ISO 17025 Accreditation for Highly Accurate Global Calibration

by | Jan 12, 2011 | Asset Management, Measurement Instrumentation

Jim Cahill

Chief Blogger, Editor

My subscription to Emerson’s Micro Motion YouTube video channel alerted me to some new, posted videos. These videos are part of the Micro Motion Online Community, along with great discussion areas, wiki area, and other areas related to Coriolis flow & density measurement.

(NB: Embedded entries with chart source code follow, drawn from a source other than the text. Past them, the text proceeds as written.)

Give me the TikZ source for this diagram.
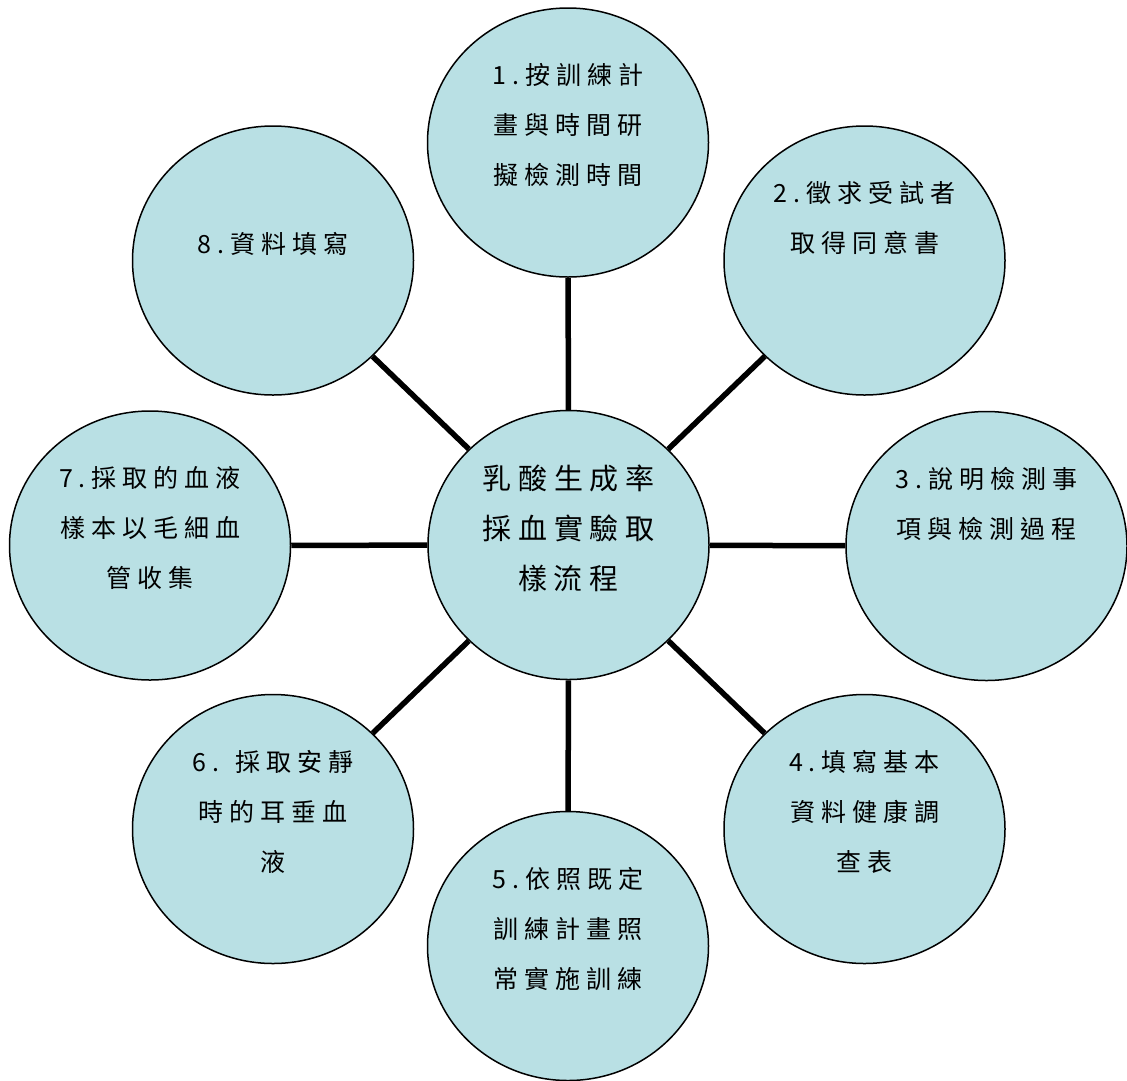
\documentclass[tikz,border=0pt]{standalone}
\usepackage{fontspec}
\usetikzlibrary{shapes.geometric}
\newfontfamily\cjkouter[LetterSpace=24]{Noto Sans CJK TC}
\newfontfamily\cjkcenter[LetterSpace=23]{Noto Sans CJK TC}
\newcommand\stacklines[1]{\vtop{\baselineskip=50pt\halign{\hfil##\hfil\cr#1\crcr}}}
\definecolor{bubblefill}{RGB}{185,224,228}
\begin{document}
\begin{tikzpicture}[x=1pt,y=-1pt,
  bubble/.style={ellipse,draw=black,line width=1.5pt,fill=bubblefill,minimum width=281pt,minimum height=269pt,inner sep=0pt},
  txt/.style={anchor=base,inner sep=0pt,font=\cjkouter\fontsize{25pt}{50pt}\selectfont,yshift=58pt},
  ctxt/.style={anchor=base,inner sep=0pt,font=\cjkcenter\fontsize{29pt}{50pt}\selectfont,yshift=56pt},
  link/.style={line width=5.5pt,draw=black}]
\useasboundingbox (0,0) rectangle (1127,1080);
\node[bubble] (c0) at (568.5,545) {};
\node[bubble] (c1) at (568,142.5) {};
\node[bubble] (c2) at (864.5,260.5) {};
\node[bubble] (c3) at (986.5,546) {};
\node[bubble] (c4) at (864.5,829) {};
\node[bubble] (c5) at (568,946) {};
\node[bubble] (c6) at (273,829) {};
\node[bubble] (c7) at (150,545.5) {};
\node[bubble] (c8) at (273,260.5) {};
\foreach \i in {1,...,8} {\draw[link] (c0) -- (c\i);}
\node[ctxt] (t0) at (c0.center) {\stacklines{乳酸生成率\cr 採血實驗取\cr 樣流程}};
\node[txt] (t1) at (c1.center) {\stacklines{1.按訓練計\cr 畫與時間研\cr 擬檢測時間}};
\node[txt] (t2) at (c2.center) {\stacklines{2.徵求受試者\cr 取得同意書}};
\node[txt] (t3) at (c3.center) {\stacklines{3.說明檢測事\cr 項與檢測過程}};
\node[txt] (t4) at (c4.center) {\stacklines{4.填寫基本\cr 資料健康調\cr 查表}};
\node[txt] (t5) at (c5.center) {\stacklines{5.依照既定\cr 訓練計畫照\cr 常實施訓練}};
\node[txt] (t6) at (c6.center) {\stacklines{6. 採取安靜\cr 時的耳垂血\cr 液}};
\node[txt] (t7) at (c7.center) {\stacklines{7.採取的血液\cr 樣本以毛細血\cr 管收集}};
\node[txt,yshift=-51pt] (t8) at (c8.center) {\stacklines{8.資料填寫}};
\end{tikzpicture}
\end{document}
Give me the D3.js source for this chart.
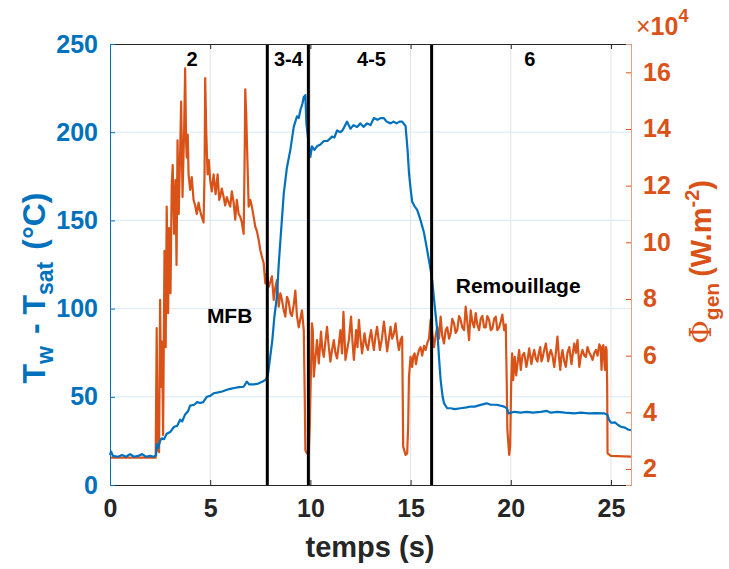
<!DOCTYPE html>
<html><head><meta charset="utf-8">
<script src="https://cdn.jsdelivr.net/npm/d3@7"></script>
<style>body{margin:0;background:#fff}svg{display:block;font-family:"Liberation Sans",Arial,sans-serif}</style>
</head><body><svg id="c" width="729" height="569"></svg>
<script>
// ---- data ----
const xTicks = [0,5,10,15,20,25];
const yLeftTicks = [0,50,100,150,200,250];
const yRightTicks = [2,4,6,8,10,12,14,16];
const phaseLines = [7.85, 9.9, 16.05];
const phaseLabels = [["2",4.1],["3-4",8.9],["4-5",13.05],["6",20.95]];
const annotations = [["MFB",5.97,92],["Remouillage",20.37,109]];
// Tw - Tsat (°C) : [t (s), value]
const deltaT = [[0,17],[0.05,19],[0.15,16.5],[0.4,16],[0.6,17],[0.8,16],[1.0,17.5],[1.2,16],[1.4,16.5],[1.6,17.5],[1.8,16],[2.0,16.5],[2.2,16],[2.3,17],[2.33,23],[2.4,21],[2.5,25],[2.58,26.5],[2.7,26],[2.83,29],[3.0,30],[3.2,33],[3.35,33.5],[3.5,37],[3.6,36],[3.75,40],[3.9,42],[4.0,45],[4.2,45.5],[4.35,47],[4.5,46.5],[4.65,47],[4.83,50],[5.0,50.5],[5.17,52],[5.4,52.5],[5.6,53],[5.83,54],[6.0,54.5],[6.2,55],[6.45,55.5],[6.67,55.7],[6.83,58.6],[6.95,57],[7.17,57],[7.4,57.5],[7.67,59],[7.8,60],[7.9,64],[8.0,73],[8.1,82],[8.2,95],[8.33,107],[8.42,125],[8.5,138],[8.67,165],[8.83,180],[9.0,190],[9.17,203],[9.33,209],[9.42,208],[9.5,212.6],[9.6,216],[9.67,220],[9.75,221],[9.8,205],[9.9,195],[10.0,186],[10.08,192],[10.2,190],[10.33,192],[10.5,193],[10.67,195],[10.85,195],[11.08,197.5],[11.2,197],[11.33,201],[11.5,200],[11.6,201],[11.83,206],[12.0,202],[12.15,204],[12.33,203],[12.5,205],[12.65,203],[12.83,205],[13.0,204],[13.17,208],[13.35,207],[13.5,208],[13.67,208],[13.8,206],[14.0,205],[14.15,206],[14.3,205],[14.45,206],[14.58,206],[14.75,203.5],[14.85,190],[14.92,177],[15.0,168],[15.08,160.6],[15.2,158],[15.33,156],[15.5,150],[15.67,143],[15.83,133],[16.0,122],[16.08,116],[16.2,102],[16.33,88],[16.42,72],[16.5,59.5],[16.6,50],[16.67,46.3],[16.83,43.5],[17.0,43.5],[17.2,43],[17.5,43.5],[17.8,44],[18.0,44.5],[18.2,44.4],[18.5,45.4],[18.8,46.3],[19.0,45.5],[19.3,45.5],[19.67,44.4],[19.8,43.5],[19.9,40.6],[20.17,41.5],[20.5,41],[20.8,41.5],[21.1,41],[21.5,41.5],[21.8,42],[22.0,41],[22.33,41.5],[22.7,41],[23.17,40.6],[23.5,41],[23.9,40.6],[24.3,40.8],[24.67,40.6],[24.83,39.7],[24.9,37],[25.0,35.3],[25.2,35.5],[25.35,34],[25.5,33],[25.7,32.5],[25.85,31.5],[26,31]];
// Phi_gen (x1e4 W.m^-2) : [t (s), value]
const phiGen = [[0,2.4],[2.28,2.4],[2.33,6.97],[2.38,2.67],[2.45,2.6],[2.5,7.97],[2.55,4.9],[2.6,6.5],[2.65,3.2],[2.72,9.7],[2.78,6.3],[2.83,11.26],[2.9,7.5],[2.95,10.5],[3.02,8.2],[3.08,12.0],[3.13,12.73],[3.2,10.3],[3.27,12.2],[3.32,9.2],[3.37,13.6],[3.43,11.0],[3.5,13.2],[3.55,14.97],[3.62,11.6],[3.7,14.0],[3.75,16.14],[3.8,13.5],[3.83,13.0],[3.88,13.8],[3.92,12.4],[4.0,11.85],[4.08,12.3],[4.17,11.5],[4.25,11.3],[4.33,11.0],[4.42,11.4],[4.5,11.1],[4.58,10.9],[4.67,10.7],[4.72,12.5],[4.75,15.8],[4.8,14.0],[4.87,12.4],[4.93,12.9],[5.0,12.2],[5.08,11.8],[5.17,12.4],[5.27,11.7],[5.37,12.4],[5.45,11.5],[5.5,11.6],[5.58,11.9],[5.67,11.6],[5.75,11.3],[5.83,11.6],[5.92,11.4],[6.0,11.26],[6.08,11.8],[6.17,11.4],[6.25,10.8],[6.33,11.5],[6.42,11.0],[6.5,10.9],[6.58,10.7],[6.67,10.3],[6.72,13.0],[6.75,15.4],[6.8,14.5],[6.83,13.6],[6.92,11.26],[7.0,11.5],[7.08,11.26],[7.17,10.9],[7.25,10.55],[7.33,10.4],[7.42,10.08],[7.5,9.73],[7.58,9.5],[7.67,9.26],[7.75,8.55],[7.83,8.9],[7.92,8.43],[8.0,8.6],[8.08,8.8],[8.17,7.97],[8.25,8.4],[8.33,8.67],[8.42,7.73],[8.5,8.2],[8.58,7.97],[8.67,7.6],[8.75,7.38],[8.83,8.08],[8.92,7.9],[9.0,7.5],[9.08,7.4],[9.17,7.8],[9.25,8.3],[9.33,7.4],[9.42,7.0],[9.5,7.3],[9.58,7.6],[9.67,6.9],[9.72,4.5],[9.75,2.67],[9.83,2.55],[9.92,2.55],[9.97,3.5],[10.0,4.55],[10.08,7.14],[10.12,6.9],[10.17,5.26],[10.25,5.9],[10.33,6.55],[10.42,5.73],[10.53,6.85],[10.6,6.2],[10.67,5.96],[10.75,6.5],[10.83,7.02],[10.92,6.3],[11.0,5.79],[11.08,6.2],[11.17,6.55],[11.25,6.1],[11.33,5.9],[11.42,6.4],[11.5,6.9],[11.58,6.08],[11.65,7.55],[11.75,5.85],[11.83,6.2],[11.92,6.55],[12.03,7.38],[12.1,6.5],[12.17,5.85],[12.28,6.9],[12.35,6.3],[12.42,7.26],[12.5,6.6],[12.58,6.08],[12.7,6.79],[12.78,6.4],[12.87,6.2],[12.95,6.6],[13.03,6.9],[13.1,6.5],[13.17,6.2],[13.25,6.7],[13.33,7.02],[13.4,6.6],[13.47,6.2],[13.57,6.6],[13.67,7.2],[13.75,6.7],[13.83,6.15],[13.92,6.6],[14.0,7.02],[14.08,6.6],[14.17,6.79],[14.25,7.14],[14.33,6.6],[14.42,6.2],[14.5,6.55],[14.58,6.67],[14.61,4.5],[14.63,2.79],[14.75,2.5],[14.83,2.55],[14.88,3.5],[14.92,5.26],[15.0,5.96],[15.08,5.6],[15.14,6.0],[15.2,6.08],[15.27,5.7],[15.33,5.96],[15.42,6.2],[15.5,6.3],[15.58,6.0],[15.67,6.35],[15.75,6.2],[15.83,6.43],[15.92,6.6],[16.0,7.26],[16.08,6.8],[16.17,6.3],[16.25,6.7],[16.33,7.02],[16.42,6.6],[16.5,7.38],[16.58,6.7],[16.67,6.43],[16.75,6.9],[16.83,7.0],[16.92,6.6],[17.0,6.79],[17.08,7.3],[17.17,7.14],[17.25,6.8],[17.33,6.9],[17.42,7.4],[17.5,7.26],[17.58,7.0],[17.67,6.9],[17.75,7.73],[17.83,7.2],[17.92,6.55],[18.0,7.6],[18.08,7.2],[18.17,7.0],[18.25,7.5],[18.33,7.1],[18.42,6.9],[18.5,7.3],[18.58,7.4],[18.67,7.0],[18.75,7.0],[18.83,7.4],[18.92,7.26],[19.0,6.9],[19.08,6.95],[19.17,7.3],[19.25,7.38],[19.33,6.9],[19.42,7.0],[19.5,7.2],[19.58,7.45],[19.67,6.9],[19.75,7.1],[19.8,5.0],[19.83,3.38],[19.92,2.5],[19.97,2.8],[20.02,5.0],[20.07,6.08],[20.12,5.14],[20.2,5.96],[20.27,5.3],[20.35,5.8],[20.42,6.2],[20.5,5.5],[20.58,6.0],[20.67,6.1],[20.78,5.6],[20.85,5.9],[20.92,6.26],[21.03,5.7],[21.1,6.0],[21.17,6.2],[21.25,5.9],[21.33,5.79],[21.4,6.1],[21.47,6.3],[21.53,5.8],[21.58,5.9],[21.67,6.2],[21.75,6.43],[21.87,5.8],[21.95,6.1],[22.0,6.2],[22.08,6.0],[22.17,5.6],[22.25,6.1],[22.33,6.67],[22.4,6.0],[22.47,5.5],[22.53,6.0],[22.58,6.2],[22.67,5.8],[22.75,5.6],[22.83,6.1],[22.92,6.3],[23.03,5.7],[23.1,6.1],[23.17,6.43],[23.25,6.1],[23.33,6.55],[23.42,5.6],[23.5,6.0],[23.58,6.2],[23.67,6.0],[23.75,5.96],[23.83,6.3],[23.92,6.1],[24.0,6.0],[24.08,5.85],[24.17,6.1],[24.25,6.2],[24.33,6.0],[24.42,6.4],[24.48,6.3],[24.53,5.5],[24.58,6.3],[24.62,6.37],[24.66,5.9],[24.7,5.5],[24.75,6.3],[24.78,6.2],[24.81,5.0],[24.83,2.55],[25.0,2.46],[26,2.44]];

// ---- drawing ----
const BLUE="#0072BD", ORANGE="#D95319", DARK="#262626";
const L=110,R=631,T=44,B=485;
const svg=d3.select("#c");
const x=d3.scaleLinear([0,26],[L,R]);
const yL=d3.scaleLinear([0,250],[B,T]);
const yR=d3.scaleLinear([1.435,17],[B,T]);

// grid
svg.append("g").selectAll("line").data(xTicks.filter(d=>d>0)).join("line")
  .attr("x1",d=>x(d)).attr("x2",d=>x(d)).attr("y1",T).attr("y2",B)
  .attr("stroke","#e3e3e3").attr("stroke-width",1);
svg.append("g").selectAll("line").data(yLeftTicks.filter(d=>d>0&&d<250)).join("line")
  .attr("x1",L).attr("x2",R).attr("y1",d=>yL(d)).attr("y2",d=>yL(d))
  .attr("stroke","#dbe9f5").attr("stroke-width",1);

// series
svg.append("path").datum(phiGen)
  .attr("d",d3.line().x(d=>x(d[0])).y(d=>yR(d[1])))
  .attr("fill","none").attr("stroke",ORANGE).attr("stroke-width",2.2).attr("stroke-linejoin","round");
svg.append("path").datum(deltaT)
  .attr("d",d3.line().x(d=>x(d[0])).y(d=>yL(d[1])))
  .attr("fill","none").attr("stroke",BLUE).attr("stroke-width",2.2).attr("stroke-linejoin","round");

// phase lines
svg.append("g").selectAll("line").data(phaseLines).join("line")
  .attr("x1",d=>x(d)).attr("x2",d=>x(d)).attr("y1",T).attr("y2",B)
  .attr("stroke","#000").attr("stroke-width",3);

// axes
const fontTick="bold 25px 'Liberation Sans', Arial, sans-serif";
// bottom
const gx=svg.append("g").attr("transform",`translate(0,${B})`)
  .call(d3.axisBottom(x).tickValues(xTicks).tickSize(-5).tickPadding(14).tickFormat(d3.format("d")));
gx.select(".domain").attr("stroke",DARK);
gx.selectAll(".tick line").attr("stroke",DARK);
gx.selectAll(".tick text").attr("fill",DARK).style("font",fontTick);
// top
const gt=svg.append("g").attr("transform",`translate(0,${T})`)
  .call(d3.axisTop(x).tickValues(xTicks).tickSize(-5).tickFormat(""));
gt.select(".domain").attr("stroke",DARK);
gt.selectAll(".tick line").attr("stroke",DARK);
// left
const gl=svg.append("g").attr("transform",`translate(${L},0)`)
  .call(d3.axisLeft(yL).tickValues(yLeftTicks).tickSize(-5).tickPadding(12));
gl.select(".domain").attr("stroke",BLUE);
gl.selectAll(".tick line").attr("stroke",BLUE);
gl.selectAll(".tick text").attr("fill",BLUE).style("font",fontTick);
// right
const gr=svg.append("g").attr("transform",`translate(${R},0)`)
  .call(d3.axisRight(yR).tickValues(yRightTicks).tickSize(-5).tickPadding(12));
gr.select(".domain").attr("stroke","#e8a080");
gr.selectAll(".tick line").attr("stroke",ORANGE);
gr.selectAll(".tick text").attr("fill",ORANGE).style("font",fontTick);

// exponent
const ex=svg.append("text").attr("x",636).attr("y",35).attr("fill",ORANGE)
  .style("font","25px 'Liberation Sans', Arial, sans-serif");
ex.append("tspan").text("×");
ex.append("tspan").attr("font-weight","bold").text("10");
ex.append("tspan").attr("font-weight","bold").attr("font-size","18px").attr("dy",-13).text("4");

// phase labels
svg.append("g").selectAll("text").data(phaseLabels).join("text")
  .attr("x",d=>x(d[1])).attr("y",66).attr("text-anchor","middle")
  .style("font","bold 20px 'Liberation Sans', Arial, sans-serif").attr("fill","#000").text(d=>d[0]);
svg.append("g").selectAll("text").data(annotations).join("text")
  .attr("x",d=>x(d[1])).attr("y",d=>yL(d[2])).attr("text-anchor","middle")
  .style("font","bold 21px 'Liberation Sans', Arial, sans-serif").attr("fill","#000").text(d=>d[0]);

// x title
svg.append("text").attr("x",370).attr("y",557).attr("text-anchor","middle")
  .style("font","bold 29px 'Liberation Sans', Arial, sans-serif").attr("fill",DARK).text("temps (s)");

// left title
const lt=svg.append("text").attr("transform","translate(45,288) rotate(-90)").attr("text-anchor","middle")
  .style("font","bold 32px 'Liberation Sans', Arial, sans-serif").attr("fill",BLUE);
lt.append("tspan").text("T");
lt.append("tspan").attr("font-size","23px").attr("dy",8).text("w");
lt.append("tspan").attr("dy",-8).attr("dx",12).text("- T");
lt.append("tspan").attr("font-size","23px").attr("dy",8).text("sat");
lt.append("tspan").attr("dy",-8).attr("dx",12).text("(°C)");

// right title
const rt=svg.append("text").attr("transform","translate(711,262) rotate(-90)").attr("text-anchor","middle")
  .style("font","bold 29px 'Liberation Sans', Arial, sans-serif").attr("fill",ORANGE);
rt.append("tspan").attr("font-weight","normal").attr("font-family","'DejaVu Serif', serif").text("Φ");
rt.append("tspan").attr("font-size","21px").attr("dy",8).text("gen");
rt.append("tspan").attr("dy",-8).attr("dx",6).text("(W.m");
rt.append("tspan").attr("font-size","20px").attr("dy",-12).text("-2");
rt.append("tspan").attr("dy",12).text(")");
</script></body></html>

The series of 4 videos highlight ISO/IEC 17025 accreditation, maintaining calibrations, and traceability for facilities manufacturing Micro Motion meters in North America, Europe, and the Asia-Pacific region. These calibration systems provide calibration sheets on all Micro Motion meters for mass flow, volume flow, and density measurements. Best measurement capabilities for each of these measurements are provided with the meters’ calibration sheets.

The videos show what’s involved in the traceability of reference masses, volumes, and densities to assure that the calibrations performed are accurate to a known measurement uncertainty, according to the Guide to the Expression of Uncertainty in Measurement (GUM).

In the first video, Global Calibration, Part 1: PFS7K Calibration System, Emerson’s Marc Buttler and Dean Standiford describe the Micro Motion global calibration system. Marc is a product manager and Dean is a global calibration quality engineer.

The video shows the highly secure, locked Boulder, Colorado facility. It’s locked due to the accreditation requirements that only those qualified and trained can be in the lab. This lab is the gravimetric reference for all the Transfer Standard Method (TSM) flow stands for Micro Motion worldwide. Mass is traceable back to weights and measures from the National Institute of Standards and Technology (NIST). Dean describes this traceability beginning at 1:20 of the video. He also describes density traceability around the 1:55 mark.

This ISO 17025 accredited primary flow stand provides a best measurement capability of 0.014%, which Dean shares is, “the lowest in the world” at the 2:30 mark.

The rest of the videos include Part 2: Boulder SSC Calibration Area, Part 3: ISO Accredited Calibration Centers, and Part 4: Wrap Up.

My background is with the Systems and Solutions business, so I never had an appreciation for what’s involved in the traceability process required for accurate calibration. If you watch one or more of the videos, I hope they are eye opening for you, too.